-------- DATA LISTING

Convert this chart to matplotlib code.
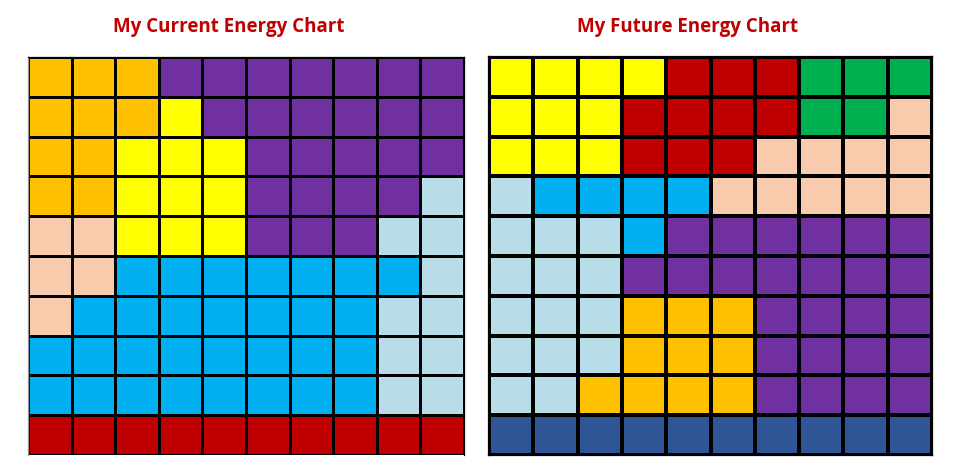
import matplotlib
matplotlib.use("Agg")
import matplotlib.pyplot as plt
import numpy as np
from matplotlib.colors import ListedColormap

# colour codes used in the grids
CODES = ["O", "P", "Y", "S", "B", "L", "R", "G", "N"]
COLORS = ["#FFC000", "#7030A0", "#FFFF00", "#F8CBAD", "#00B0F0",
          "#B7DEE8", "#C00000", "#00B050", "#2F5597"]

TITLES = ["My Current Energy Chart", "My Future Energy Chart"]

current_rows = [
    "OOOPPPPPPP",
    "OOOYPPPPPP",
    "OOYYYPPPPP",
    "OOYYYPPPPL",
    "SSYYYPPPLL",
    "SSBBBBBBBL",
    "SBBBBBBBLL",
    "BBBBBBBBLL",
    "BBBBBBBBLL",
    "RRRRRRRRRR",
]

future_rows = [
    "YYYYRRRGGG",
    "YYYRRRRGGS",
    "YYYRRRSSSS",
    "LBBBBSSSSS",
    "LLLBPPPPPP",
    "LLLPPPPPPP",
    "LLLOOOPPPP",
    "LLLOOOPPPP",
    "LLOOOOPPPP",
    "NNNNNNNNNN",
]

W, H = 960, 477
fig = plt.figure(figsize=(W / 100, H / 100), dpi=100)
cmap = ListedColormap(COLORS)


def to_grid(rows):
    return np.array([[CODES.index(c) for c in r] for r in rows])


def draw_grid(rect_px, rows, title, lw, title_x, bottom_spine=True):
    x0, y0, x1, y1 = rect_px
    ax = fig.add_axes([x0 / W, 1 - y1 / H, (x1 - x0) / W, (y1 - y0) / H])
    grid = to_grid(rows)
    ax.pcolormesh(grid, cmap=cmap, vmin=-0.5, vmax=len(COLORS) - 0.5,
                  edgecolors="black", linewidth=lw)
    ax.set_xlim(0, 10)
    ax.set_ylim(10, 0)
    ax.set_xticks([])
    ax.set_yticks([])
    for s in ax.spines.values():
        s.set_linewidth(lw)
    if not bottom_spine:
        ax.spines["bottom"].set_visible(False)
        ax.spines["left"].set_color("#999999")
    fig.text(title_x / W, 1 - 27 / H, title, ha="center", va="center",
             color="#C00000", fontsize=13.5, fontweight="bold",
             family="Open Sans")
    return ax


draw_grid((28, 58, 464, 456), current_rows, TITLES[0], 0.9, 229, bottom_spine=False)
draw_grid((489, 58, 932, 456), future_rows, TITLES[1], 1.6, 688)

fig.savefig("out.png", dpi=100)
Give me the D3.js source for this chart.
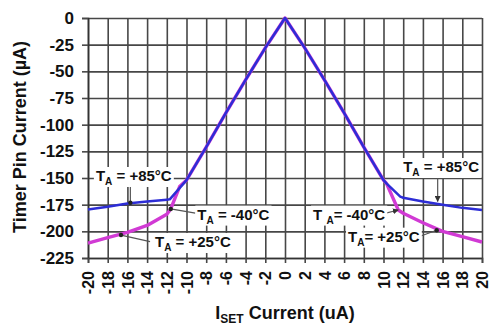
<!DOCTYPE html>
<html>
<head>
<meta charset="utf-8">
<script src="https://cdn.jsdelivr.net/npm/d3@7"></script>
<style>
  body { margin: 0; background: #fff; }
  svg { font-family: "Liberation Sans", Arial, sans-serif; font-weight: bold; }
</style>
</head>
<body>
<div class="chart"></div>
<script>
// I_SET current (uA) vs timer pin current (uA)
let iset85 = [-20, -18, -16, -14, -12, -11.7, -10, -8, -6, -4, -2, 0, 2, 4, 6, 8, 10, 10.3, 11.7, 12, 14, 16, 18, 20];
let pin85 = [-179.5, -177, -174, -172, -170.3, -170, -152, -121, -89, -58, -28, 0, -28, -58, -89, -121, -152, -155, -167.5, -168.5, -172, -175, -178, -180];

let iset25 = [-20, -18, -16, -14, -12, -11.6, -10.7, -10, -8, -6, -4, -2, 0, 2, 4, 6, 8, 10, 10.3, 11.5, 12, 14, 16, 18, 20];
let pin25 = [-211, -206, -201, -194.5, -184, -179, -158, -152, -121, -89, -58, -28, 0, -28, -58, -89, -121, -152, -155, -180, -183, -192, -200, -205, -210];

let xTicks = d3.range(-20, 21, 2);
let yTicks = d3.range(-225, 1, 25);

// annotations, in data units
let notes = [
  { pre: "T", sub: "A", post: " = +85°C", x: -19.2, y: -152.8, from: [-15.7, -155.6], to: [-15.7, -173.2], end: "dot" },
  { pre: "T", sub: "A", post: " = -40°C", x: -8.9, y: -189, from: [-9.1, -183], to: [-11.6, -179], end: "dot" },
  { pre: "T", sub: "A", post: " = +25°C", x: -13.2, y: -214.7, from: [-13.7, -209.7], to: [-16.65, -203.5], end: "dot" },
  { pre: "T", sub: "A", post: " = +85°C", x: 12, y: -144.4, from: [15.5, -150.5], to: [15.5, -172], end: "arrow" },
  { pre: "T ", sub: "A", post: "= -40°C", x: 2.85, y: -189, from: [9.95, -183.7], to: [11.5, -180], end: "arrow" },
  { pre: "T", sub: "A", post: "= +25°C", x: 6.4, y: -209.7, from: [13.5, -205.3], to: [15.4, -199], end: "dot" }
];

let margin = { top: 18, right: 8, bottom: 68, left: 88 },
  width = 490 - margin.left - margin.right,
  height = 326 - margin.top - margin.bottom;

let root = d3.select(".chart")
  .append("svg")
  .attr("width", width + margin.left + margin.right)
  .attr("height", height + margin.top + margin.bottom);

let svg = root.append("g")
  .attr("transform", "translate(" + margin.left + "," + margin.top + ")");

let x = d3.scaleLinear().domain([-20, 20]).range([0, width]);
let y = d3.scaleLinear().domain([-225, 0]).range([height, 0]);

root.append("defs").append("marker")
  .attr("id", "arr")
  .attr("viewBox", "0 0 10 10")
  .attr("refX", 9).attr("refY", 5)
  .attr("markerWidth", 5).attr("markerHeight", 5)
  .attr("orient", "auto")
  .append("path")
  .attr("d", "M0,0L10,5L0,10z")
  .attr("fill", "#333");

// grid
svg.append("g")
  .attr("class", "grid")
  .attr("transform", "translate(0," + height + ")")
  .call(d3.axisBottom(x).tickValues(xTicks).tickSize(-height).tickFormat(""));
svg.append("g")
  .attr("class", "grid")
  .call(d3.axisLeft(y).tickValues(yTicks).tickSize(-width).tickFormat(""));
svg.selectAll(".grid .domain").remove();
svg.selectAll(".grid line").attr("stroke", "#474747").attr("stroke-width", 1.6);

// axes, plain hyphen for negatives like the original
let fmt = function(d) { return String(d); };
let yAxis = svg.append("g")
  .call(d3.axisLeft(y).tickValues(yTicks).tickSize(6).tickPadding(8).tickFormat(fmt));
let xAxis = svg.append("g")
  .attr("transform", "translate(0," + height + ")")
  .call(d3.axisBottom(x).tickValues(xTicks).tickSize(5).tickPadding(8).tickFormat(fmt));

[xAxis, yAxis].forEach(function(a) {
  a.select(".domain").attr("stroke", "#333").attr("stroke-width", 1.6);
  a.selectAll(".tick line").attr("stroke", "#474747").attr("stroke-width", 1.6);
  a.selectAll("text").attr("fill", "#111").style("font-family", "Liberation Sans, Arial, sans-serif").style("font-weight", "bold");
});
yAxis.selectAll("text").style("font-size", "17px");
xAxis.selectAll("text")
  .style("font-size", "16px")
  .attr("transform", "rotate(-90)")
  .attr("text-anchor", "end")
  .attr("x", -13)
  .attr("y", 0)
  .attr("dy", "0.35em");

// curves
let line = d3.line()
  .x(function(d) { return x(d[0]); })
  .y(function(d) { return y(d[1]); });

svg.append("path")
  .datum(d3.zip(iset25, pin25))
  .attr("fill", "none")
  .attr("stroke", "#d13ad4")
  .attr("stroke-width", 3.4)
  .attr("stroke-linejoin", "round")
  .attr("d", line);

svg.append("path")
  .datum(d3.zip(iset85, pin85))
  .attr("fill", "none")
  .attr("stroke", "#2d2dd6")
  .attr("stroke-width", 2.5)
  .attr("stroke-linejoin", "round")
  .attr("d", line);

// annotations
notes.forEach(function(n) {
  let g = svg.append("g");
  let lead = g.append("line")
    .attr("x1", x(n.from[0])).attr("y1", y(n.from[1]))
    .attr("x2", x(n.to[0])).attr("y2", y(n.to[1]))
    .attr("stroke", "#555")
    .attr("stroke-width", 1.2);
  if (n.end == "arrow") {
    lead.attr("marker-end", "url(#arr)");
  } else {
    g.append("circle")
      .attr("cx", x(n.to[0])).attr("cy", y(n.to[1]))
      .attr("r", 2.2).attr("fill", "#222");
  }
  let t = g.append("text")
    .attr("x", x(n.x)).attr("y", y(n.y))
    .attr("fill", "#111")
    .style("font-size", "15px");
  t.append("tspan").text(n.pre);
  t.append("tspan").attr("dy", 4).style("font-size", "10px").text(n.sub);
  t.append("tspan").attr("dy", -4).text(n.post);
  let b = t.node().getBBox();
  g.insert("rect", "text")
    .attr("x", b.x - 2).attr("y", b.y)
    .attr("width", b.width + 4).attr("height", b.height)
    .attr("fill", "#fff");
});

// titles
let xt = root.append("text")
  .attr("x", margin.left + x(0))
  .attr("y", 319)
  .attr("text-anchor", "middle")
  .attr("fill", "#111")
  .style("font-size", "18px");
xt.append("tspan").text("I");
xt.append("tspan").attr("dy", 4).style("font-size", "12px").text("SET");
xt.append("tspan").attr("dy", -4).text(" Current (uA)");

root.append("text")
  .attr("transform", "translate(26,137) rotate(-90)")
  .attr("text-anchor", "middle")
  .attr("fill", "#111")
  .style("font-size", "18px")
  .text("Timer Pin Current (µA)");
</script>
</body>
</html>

----------------

### OBJECTIVE
For the data above, state only how many lines include the word "this".

### EXERCISE OUTPUT
2